Die Plankstadter Zeitung erschien dienstags, donnerstags und samstags. Das Blatt, das umfassende Informationen über das dörfliche und regionale Geschehen brachte, war sehr beliebt, denn die Menschen schätzten Ernst Helfrichs Stil und vor allem auch seinen Humor. Das Blatt erschien im Jahr 1935 immerhin in 735 Exemplaren, was für seine Akzeptanz unter den Bürgern spricht. Ab dem 1. April 1935 war dann das Bekanntmachungsorgan der Gemeinde das „Hakenkreuzbanner.“ Am 1. Februar 1936 mußte die Plankstadter Zeitung ihr Erscheinen einstellen, denn sie hielt der nationalsozialistischen Vereinheitlichung des Pressewesens nicht stand und Ernst Helfrich war nicht bereit und viel zu standhaft, als daß er seine politische Einstellung und damit sich selbst sowie seine Zeitung der NS-Ideologie unterworfen hätte. Zwar mußte Helfrich einen Teil seiner Druckmaschinen abliefern; persönlich war er jedoch viel zu clever und zu geschickt, als daß er sich durch Unbedachtheit in Gefahr für Leib und Leben gebracht hätte. Abt Fidelis Ruppert OSB erinnert sich an einen Spruch, der von Ernst Helfrich selbst stammt: "Der Helfrich hat kein Briefpapier, das kommt vom Hitler – wir folgen Dir!" 
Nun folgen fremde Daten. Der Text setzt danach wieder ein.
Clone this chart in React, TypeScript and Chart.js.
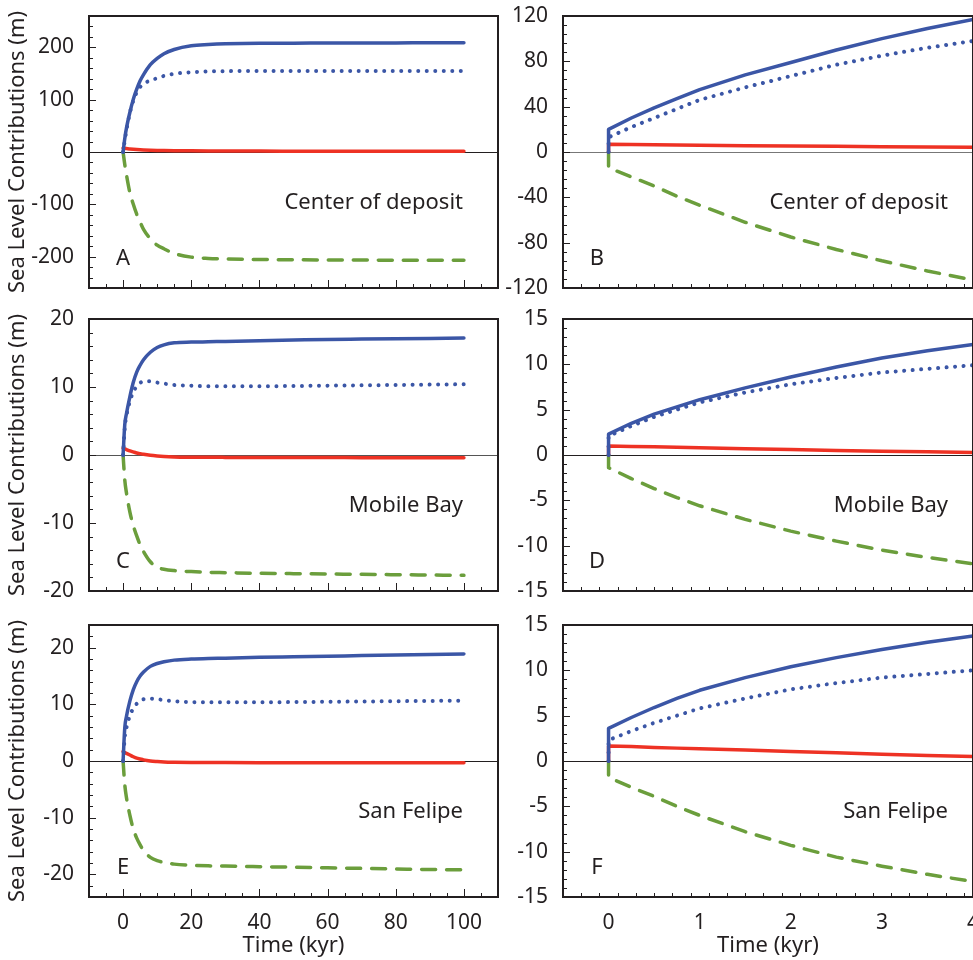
import { useEffect, useRef } from "react";
import { Chart, registerables } from "chart.js";

Chart.register(...registerables);

const FONT = '"Noto Sans", "Open Sans", sans-serif';
const INK = "#231f20";
const BLUE = "#3b56a6";
const RED = "#ee3224";
const GREEN = "#6b9e3c";

const Y_TITLE = "Sea Level Contributions (m)";
const X_TITLE = "Time (kyr)";

// ---------- long-term panels (A, C, E): time in kyr ----------
const timeLong = [0, 0.5, 1, 2, 3, 4, 5, 6, 8, 10, 12, 15, 20, 25, 30, 40, 50, 60, 70, 80, 90, 100];

const totalA = [0, 26, 46, 76, 101, 120, 136, 148, 167, 179, 188, 196, 203, 205.5, 207, 208, 208, 208.5, 208.5, 208.5, 209, 209];
const dottedA = [0, 22, 42, 75, 98, 114, 124, 130, 137, 141, 145.5, 149.5, 152.5, 154, 154.5, 155, 155, 155, 155, 155, 155, 155];
const redA = [7.5, 7, 6.5, 5.8, 5.2, 4.7, 4.3, 4, 3.5, 3.1, 2.8, 2.5, 2.2, 2, 1.9, 1.7, 1.6, 1.5, 1.5, 1.4, 1.4, 1.4];
const greenA = [0, -24, -44, -78, -100, -119, -134, -148, -166, -178, -185, -194, -201, -203.5, -204.5, -205.5, -206, -206.5, -206.5, -207, -207, -207];

const totalC = [0, 4.5, 6.1, 8.6, 10.7, 12.2, 13.2, 14.0, 15.1, 15.8, 16.2, 16.5, 16.6, 16.65, 16.7, 16.8, 16.9, 17.0, 17.05, 17.1, 17.15, 17.2];
const dottedC = [0, 4.0, 5.8, 7.9, 9.3, 10.1, 10.6, 10.85, 10.85, 10.65, 10.5, 10.3, 10.2, 10.1, 10.1, 10.1, 10.15, 10.2, 10.25, 10.3, 10.35, 10.4];
const redC = [1.0, 0.9, 0.8, 0.6, 0.45, 0.3, 0.2, 0.1, -0.05, -0.15, -0.22, -0.28, -0.32, -0.34, -0.35, -0.36, -0.37, -0.38, -0.39, -0.4, -0.4, -0.4];
const greenC = [0, -3.7, -5.6, -8.4, -10.4, -11.9, -13.2, -14.2, -15.7, -16.5, -16.8, -17.0, -17.15, -17.25, -17.3, -17.4, -17.45, -17.5, -17.55, -17.6, -17.65, -17.7];

const totalE = [0, 5.9, 7.9, 10.6, 12.6, 14.0, 15.0, 15.7, 16.7, 17.2, 17.5, 17.8, 18.0, 18.1, 18.15, 18.3, 18.4, 18.5, 18.6, 18.7, 18.8, 18.9];
const dottedE = [0, 4.2, 5.9, 8.0, 9.3, 10.1, 10.6, 10.9, 11.0, 10.9, 10.75, 10.55, 10.4, 10.35, 10.35, 10.35, 10.4, 10.45, 10.5, 10.55, 10.6, 10.65];
const redE = [1.7, 1.5, 1.35, 1.05, 0.75, 0.5, 0.35, 0.2, 0.0, -0.1, -0.17, -0.22, -0.26, -0.27, -0.28, -0.29, -0.3, -0.3, -0.3, -0.3, -0.3, -0.3];
const greenE = [0, -4.2, -6.5, -9.6, -12.0, -13.6, -14.8, -15.8, -17.0, -17.6, -17.9, -18.2, -18.4, -18.5, -18.55, -18.65, -18.75, -18.85, -18.95, -19.05, -19.15, -19.2];

// ---------- short-term panels (B, D, F): time in kyr ----------
const timeShort = [0, 0, 0.25, 0.5, 0.75, 1, 1.5, 2, 2.5, 3, 3.5, 4];

const totalB = [0, 20, 30, 39, 47, 55, 68, 79, 90, 100, 109, 117];
const dottedB = [0, 13, 22, 30, 38, 46, 57, 67, 77, 85, 92, 98];
const redB = [0, 6.8, 6.6, 6.4, 6.2, 6.0, 5.6, 5.3, 5.0, 4.7, 4.4, 4.2];
const greenB = [0, -14, -22, -30, -39, -47, -62, -75, -86, -96, -105, -113];

const totalD = [0, 2.3, 3.5, 4.5, 5.3, 6.1, 7.4, 8.6, 9.7, 10.7, 11.5, 12.2];
const dottedD = [0, 2.1, 3.2, 4.2, 5.0, 5.8, 6.9, 7.8, 8.5, 9.1, 9.5, 9.9];
const redD = [0, 1.0, 0.95, 0.9, 0.85, 0.8, 0.7, 0.6, 0.5, 0.42, 0.35, 0.28];
const greenD = [0, -1.4, -2.6, -3.7, -4.7, -5.6, -7.1, -8.4, -9.5, -10.5, -11.3, -12.0];

const totalF = [0, 3.6, 4.8, 5.9, 6.9, 7.8, 9.2, 10.4, 11.4, 12.3, 13.1, 13.8];
const dottedF = [0, 2.3, 3.3, 4.2, 5.0, 5.8, 6.9, 7.9, 8.6, 9.2, 9.6, 10.0];
const redF = [0, 1.65, 1.6, 1.5, 1.42, 1.35, 1.2, 1.05, 0.9, 0.75, 0.6, 0.5];
const greenF = [0, -1.8, -2.9, -3.9, -5.0, -6.0, -7.8, -9.3, -10.6, -11.6, -12.5, -13.3];

// ---------- axis ticks ----------
const xTicksLong = [0, 20, 40, 60, 80, 100];
const xTicksShort = [0, 1, 2, 3, 4];
const yTicksA = [-200, -100, 0, 100, 200];
const yTicksB = [-120, -80, -40, 0, 40, 80, 120];
const yTicks20 = [-20, -10, 0, 10, 20];
const yTicks15 = [-15, -10, -5, 0, 5, 10, 15];

const letters = ["A", "B", "C", "D", "E", "F"];
const places = ["Center of deposit", "Center of deposit", "Mobile Bay", "Mobile Bay", "San Felipe", "San Felipe"];

type Panel = {
  idx: number;
  col: number;
  row: number;
  x: number[];
  total: number[];
  dotted: number[];
  red: number[];
  green: number[];
  xMin: number;
  xMax: number;
  xMinor: number;
  xTicks: number[];
  yMin: number;
  yMax: number;
  yMinor: number;
  yTicks: number[];
  smooth: boolean;
  zeroColor: string;
};

const PANELS: Panel[] = [
  { idx: 0, col: 0, row: 0, x: timeLong, total: totalA, dotted: dottedA, red: redA, green: greenA, xMin: -10, xMax: 110, xMinor: 5, xTicks: xTicksLong, yMin: -260, yMax: 260, yMinor: 20, yTicks: yTicksA, smooth: true, zeroColor: INK },
  { idx: 1, col: 1, row: 0, x: timeShort, total: totalB, dotted: dottedB, red: redB, green: greenB, xMin: -0.5, xMax: 4, xMinor: 0.2, xTicks: xTicksShort, yMin: -120, yMax: 120, yMinor: 8, yTicks: yTicksB, smooth: false, zeroColor: "#777" },
  { idx: 2, col: 0, row: 1, x: timeLong, total: totalC, dotted: dottedC, red: redC, green: greenC, xMin: -10, xMax: 110, xMinor: 5, xTicks: xTicksLong, yMin: -20, yMax: 20, yMinor: 2, yTicks: yTicks20, smooth: true, zeroColor: "#555" },
  { idx: 3, col: 1, row: 1, x: timeShort, total: totalD, dotted: dottedD, red: redD, green: greenD, xMin: -0.5, xMax: 4, xMinor: 0.2, xTicks: xTicksShort, yMin: -15, yMax: 15, yMinor: 1, yTicks: yTicks15, smooth: false, zeroColor: INK },
  { idx: 4, col: 0, row: 2, x: timeLong, total: totalE, dotted: dottedE, red: redE, green: greenE, xMin: -10, xMax: 110, xMinor: 5, xTicks: xTicksLong, yMin: -24, yMax: 24, yMinor: 2, yTicks: yTicks20, smooth: true, zeroColor: INK },
  { idx: 5, col: 1, row: 2, x: timeShort, total: totalF, dotted: dottedF, red: redF, green: greenF, xMin: -0.5, xMax: 4, xMinor: 0.2, xTicks: xTicksShort, yMin: -15, yMax: 15, yMinor: 1, yTicks: yTicks15, smooth: false, zeroColor: INK },
];

// layout (pixels)
const COLS = [
  { left: 0, width: 505, yAxisW: 89, padRight: 7, placeInset: 35, showTitle: true },
  { left: 505, width: 468, yAxisW: 58, padRight: 0, placeInset: 25, showTitle: false },
];
const ROWS = [
  { top: 0, height: 300, padTop: 16, xAxisH: 12, showX: false },
  { top: 300, height: 305, padTop: 19, xAxisH: 14, showX: false },
  { top: 605, height: 355, padTop: 20, xAxisH: 63, showX: true },
];

const pts = (xs: number[], ys: number[]) => xs.map((x, i) => ({ x, y: ys[i] }));

function zeroPad(s: any) {
  s.paddingLeft = 0;
  s.paddingRight = 0;
  s.paddingTop = 0;
  s.paddingBottom = 0;
}

function makeDecor(panel: Panel) {
  const col = COLS[panel.col];
  return {
    id: "decor" + panel.idx,
    beforeDatasetsDraw(chart: any) {
      const { ctx, chartArea: a, scales } = chart;
      const y0 = Math.round(scales.y.getPixelForValue(0)) + 0.5;
      ctx.save();
      ctx.strokeStyle = panel.zeroColor;
      ctx.lineWidth = 1;
      ctx.beginPath();
      ctx.moveTo(a.left, y0);
      ctx.lineTo(a.right, y0);
      ctx.stroke();
      ctx.restore();
    },
    afterDatasetsDraw(chart: any) {
      const { ctx, chartArea: a, scales } = chart;
      const xs = scales.x;
      const ys = scales.y;
      ctx.save();
      ctx.strokeStyle = INK;
      ctx.lineWidth = 1;
      ctx.beginPath();
      // y ticks (inward from left edge)
      const nY = Math.round((panel.yMax - panel.yMin) / panel.yMinor);
      for (let i = 0; i <= nY; i++) {
        const v = panel.yMin + i * panel.yMinor;
        const major = panel.yTicks.some((t) => Math.abs(t - v) < 1e-6);
        const py = Math.round(ys.getPixelForValue(v)) + 0.5;
        ctx.moveTo(a.left, py);
        ctx.lineTo(a.left + (major ? 7 : 4), py);
      }
      // x ticks (inward from bottom edge)
      const nX = Math.round((panel.xMax - panel.xMin) / panel.xMinor);
      for (let i = 0; i <= nX; i++) {
        const v = panel.xMin + i * panel.xMinor;
        const major = panel.xTicks.some((t) => Math.abs(t - v) < 1e-6);
        const px = Math.round(xs.getPixelForValue(v)) + 0.5;
        ctx.moveTo(px, a.bottom);
        ctx.lineTo(px, a.bottom - (major ? 8 : 4));
      }
      ctx.stroke();
      // frame
      ctx.lineWidth = 2;
      ctx.strokeRect(a.left, a.top, a.right - a.left, a.bottom - a.top);
      // texts
      ctx.fillStyle = INK;
      ctx.font = `22px ${FONT}`;
      ctx.textAlign = "center";
      ctx.textBaseline = "middle";
      ctx.fillText(letters[panel.idx], a.left + 34, a.bottom - 29);
      ctx.textAlign = "right";
      ctx.textBaseline = "alphabetic";
      ctx.fillText(places[panel.idx], a.right - col.placeInset, a.bottom - 79);
      ctx.restore();
    },
  };
}

function PanelChart({ panel }: { panel: Panel }) {
  const ref = useRef<HTMLCanvasElement>(null);
  const col = COLS[panel.col];
  const row = ROWS[panel.row];

  useEffect(() => {
    if (!ref.current) return;
    const lineMode = panel.smooth ? "monotone" : "default";
    const base = {
      pointRadius: 0,
      tension: 0,
      cubicInterpolationMode: lineMode,
      fill: false,
      borderCapStyle: "round",
      borderJoinStyle: "round",
    };
    const chart = new Chart(ref.current, {
      type: "line",
      data: {
        datasets: [
          { ...base, data: pts(panel.x, panel.total), borderColor: BLUE, borderWidth: 3.5 },
          { ...base, data: pts(panel.x, panel.dotted), borderColor: BLUE, borderWidth: 4, borderDash: [0.01, 8.5] },
          { ...base, data: pts(panel.x, panel.red), borderColor: RED, borderWidth: 3.5 },
          { ...base, data: pts(panel.x, panel.green), borderColor: GREEN, borderWidth: 3.5, borderDash: [14, 11] },
        ] as any,
      },
      options: {
        animation: false,
        responsive: false,
        events: [],
        layout: { padding: { top: row.padTop, right: col.padRight, bottom: 0, left: 0 } },
        plugins: { legend: { display: false }, tooltip: { enabled: false } },
        scales: {
          x: {
            type: "linear",
            position: "bottom",
            min: panel.xMin,
            max: panel.xMax,
            grid: { display: false },
            border: { display: false },
            ticks: {
              display: row.showX,
              color: INK,
              font: { family: FONT, size: 21 },
              padding: 5,
              autoSkip: false,
              maxRotation: 0,
              callback: (v: any) => String(v),
            },
            afterBuildTicks: (s: any) => {
              s.ticks = panel.xTicks.map((v) => ({ value: v }));
            },
            afterFit: (s: any) => {
              s.height = row.xAxisH;
              zeroPad(s);
            },
            title: {
              display: row.showX,
              text: X_TITLE,
              color: INK,
              font: { family: FONT, size: 22 },
              padding: { top: 0, bottom: 1 },
            },
          },
          y: {
            type: "linear",
            position: "left",
            min: panel.yMin,
            max: panel.yMax,
            grid: { display: false },
            border: { display: false },
            ticks: {
              color: INK,
              font: { family: FONT, size: 21 },
              padding: 7,
              autoSkip: false,
              callback: (v: any) => String(v),
            },
            afterBuildTicks: (s: any) => {
              s.ticks = panel.yTicks.map((v) => ({ value: v }));
            },
            afterFit: (s: any) => {
              s.width = col.yAxisW;
              zeroPad(s);
            },
            title: {
              display: col.showTitle,
              text: Y_TITLE,
              color: INK,
              font: { family: FONT, size: 22 },
              padding: { top: 5, bottom: 0 },
            },
          },
        },
      } as any,
      plugins: [makeDecor(panel)],
    });
    return () => chart.destroy();
  }, [panel]);

  return (
    <canvas
      ref={ref}
      width={col.width}
      height={row.height}
      style={{ position: "absolute", left: col.left, top: row.top, width: col.width, height: row.height }}
    />
  );
}

export default function App() {
  return (
    <div
      style={{
        position: "absolute",
        left: 0,
        top: 0,
        width: 973,
        height: 960,
        background: "#ffffff",
        overflow: "hidden",
      }}
    >
      {PANELS.map((p) => (
        <PanelChart key={p.idx} panel={p} />
      ))}
    </div>
  );
}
Nach dem Krieg druckte Ernst Helfrich hauptsächlich noch für den privaten Auftragsbereich. Durch seine einwandfreie fachmännische Qualitätsarbeit und eine nahezu konkurrenzlose Preisgestaltung war er über Plankstadt hinaus bekannt. Das Schreibwarengeschäft mit der kleinen Druckerei bestand bis zum 30. Juni 1970, dann erst trat Ernst Helfrich im Alter von 77 Jahren den Ruhestand an, der ihm jedoch nur noch fünf Jahre vergönnt war. Die Schulkinder waren ihm bis ins hohe Alter als treue Kundschaft erhalten geblieben. Im Alter von 82 Jahren verstarb der beliebte und geachtete Geschäftsmann und Mitbürger im Dezember 1975 und Plankstadt war wieder um einen originellen Menschen ärmer geworden.